Still, the summary of the deliberations, published Monday, highlights how monetary policy has moved into an incremental phase, where additional cuts aren’t guaranteed at each rate announcement.
“There was a range of views on how much further the policy rate would need to be reduced, and over what period that should happen,” the document said. It reiterated that the governing council will likely consider more rate cuts, but at a more “gradual” pace.
Financial markets put the odds of another quarter-point cut in January at around 55 per cent, according to LSEG data. Investors expect two cuts in total next year, bringing the policy rate to 2.75 per cent by July.
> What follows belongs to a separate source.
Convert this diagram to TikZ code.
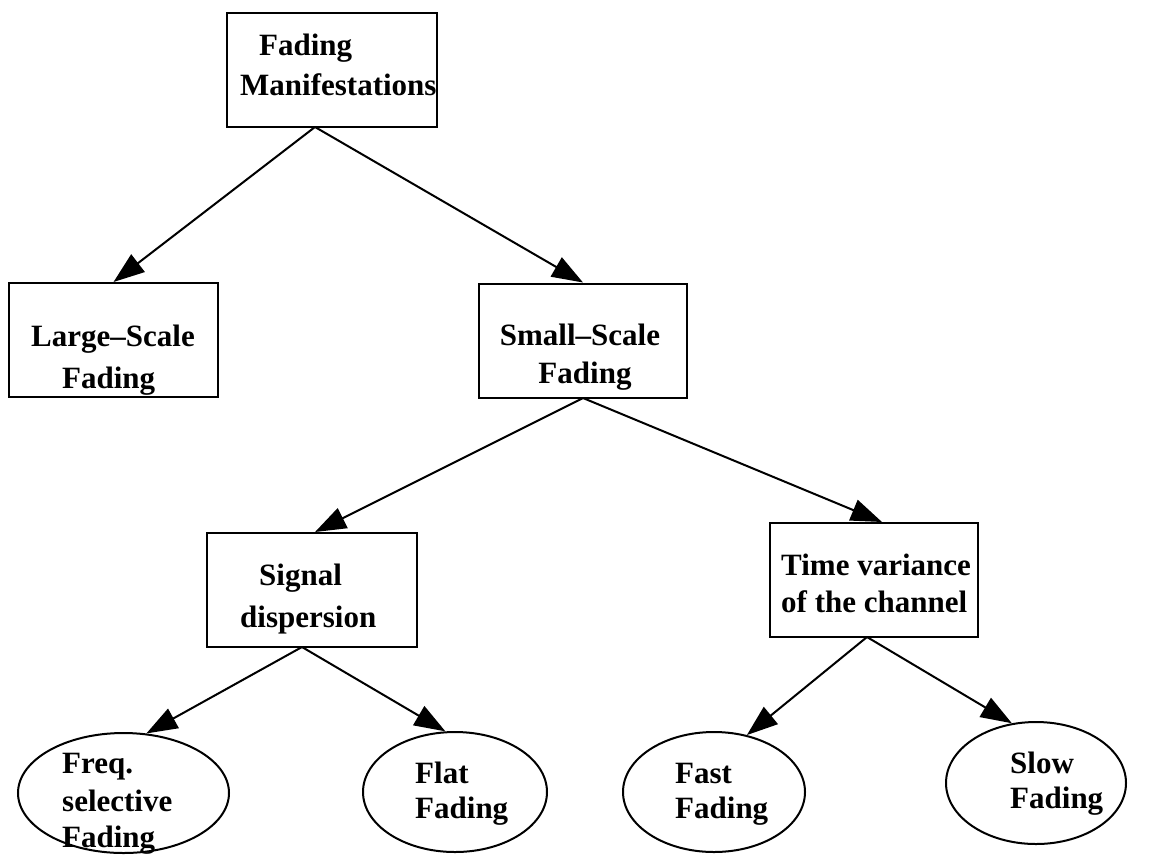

The latest interest-rate decision was complicated by mixed economic data. Canada’s gross domestic product growth in the third quarter came in below the bank’s forecast, with particularly weak business investment numbers. The unemployment rate jumped to 6.8 per cent in November, the highest jobless rate since January, 2017.
At the same time, “there were clear areas of strength,” the summary noted. Consumer spending grew almost 3.5 per cent in the third quarter, helped by a rebound in automobile purchases, while home sales across the country have increased for the past four months. This suggests the Canadian economy is starting to respond to the central bank’s string of rate cuts since the early summer.
“Overall, while the data were mixed and the outlook was clouded by increased uncertainty, Governing Council members concluded that with inflation on target, economic growth weaker than expected and excess supply in the economy continuing to build, a further reduction in the policy interest rate was needed,” the summary said.
The latest GDP numbers, published Monday, show the Canadian economy grew by a solid 0.3 per cent in October, thanks to a rebound in mining, oil and gas activity. The advanced estimate for November showed a 0.1-per-cent contraction.
The outlook for Canada’s economy is unusually hazy. Ottawa’s new immigration caps are expected to slow population growth next year, leading to lower economic activity than the central bank was forecasting. Considerable uncertainty remains about how the policies will be implemented.
Meanwhile, U.S. president-elect Donald Trump’s threat of tariffs is hanging over Canadian exporters. The bank said the economic impact of a possible trade war would depend on several factors, including the size and scope of any tariffs and whether Ottawa retaliates.
“Members acknowledged that the increased uncertainty could already be affecting the outlook, particularly for business investment, but it was not possible to assess the broader implications without more information,” the summary said.